-- BEGIN --

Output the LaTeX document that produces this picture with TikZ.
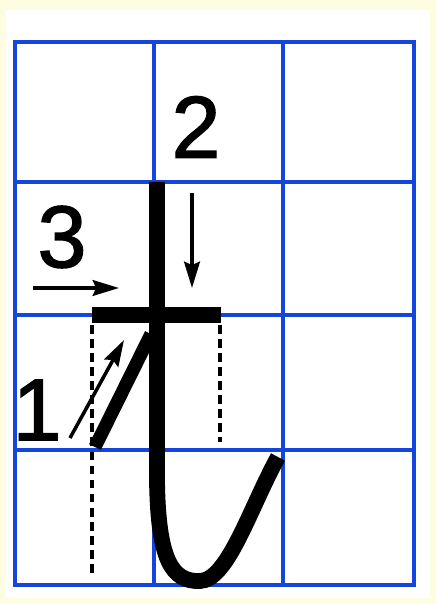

-- END --
-- BEGIN --

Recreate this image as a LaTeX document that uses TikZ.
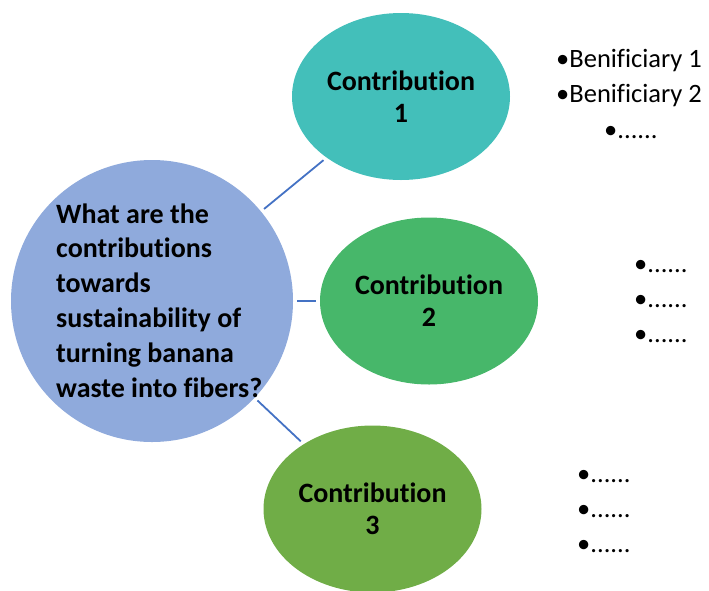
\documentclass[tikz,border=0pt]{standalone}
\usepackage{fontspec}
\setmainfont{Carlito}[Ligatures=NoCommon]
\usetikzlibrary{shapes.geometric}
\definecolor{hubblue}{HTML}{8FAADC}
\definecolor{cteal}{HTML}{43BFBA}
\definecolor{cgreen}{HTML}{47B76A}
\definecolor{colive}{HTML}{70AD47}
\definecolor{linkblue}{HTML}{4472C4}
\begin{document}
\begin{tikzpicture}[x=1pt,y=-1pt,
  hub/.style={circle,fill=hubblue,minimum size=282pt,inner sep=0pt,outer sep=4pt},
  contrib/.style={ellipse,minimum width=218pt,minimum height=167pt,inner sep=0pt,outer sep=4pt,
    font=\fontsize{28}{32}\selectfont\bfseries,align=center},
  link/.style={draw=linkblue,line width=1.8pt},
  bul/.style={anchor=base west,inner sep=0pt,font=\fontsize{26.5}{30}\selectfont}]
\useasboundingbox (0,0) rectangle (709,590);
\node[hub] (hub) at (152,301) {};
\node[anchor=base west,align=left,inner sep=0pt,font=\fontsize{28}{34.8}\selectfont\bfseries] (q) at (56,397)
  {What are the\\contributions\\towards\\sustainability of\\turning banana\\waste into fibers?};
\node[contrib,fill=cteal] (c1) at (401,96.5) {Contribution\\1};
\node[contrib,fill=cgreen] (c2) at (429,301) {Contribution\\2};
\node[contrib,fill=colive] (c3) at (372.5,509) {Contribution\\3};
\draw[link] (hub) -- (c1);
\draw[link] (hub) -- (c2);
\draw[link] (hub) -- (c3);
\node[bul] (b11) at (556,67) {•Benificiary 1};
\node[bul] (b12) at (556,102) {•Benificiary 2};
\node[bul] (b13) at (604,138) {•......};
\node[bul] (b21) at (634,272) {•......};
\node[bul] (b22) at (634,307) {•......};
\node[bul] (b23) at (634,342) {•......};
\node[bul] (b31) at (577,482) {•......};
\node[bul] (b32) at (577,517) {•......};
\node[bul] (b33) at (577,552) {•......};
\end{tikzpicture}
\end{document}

-- END --

▶ _Work to complete_:
Check each line above for the word "this", and copy the lines where it appears.

▶ _Output below_:
Output the LaTeX document that produces this picture with TikZ.
Recreate this image as a LaTeX document that uses TikZ.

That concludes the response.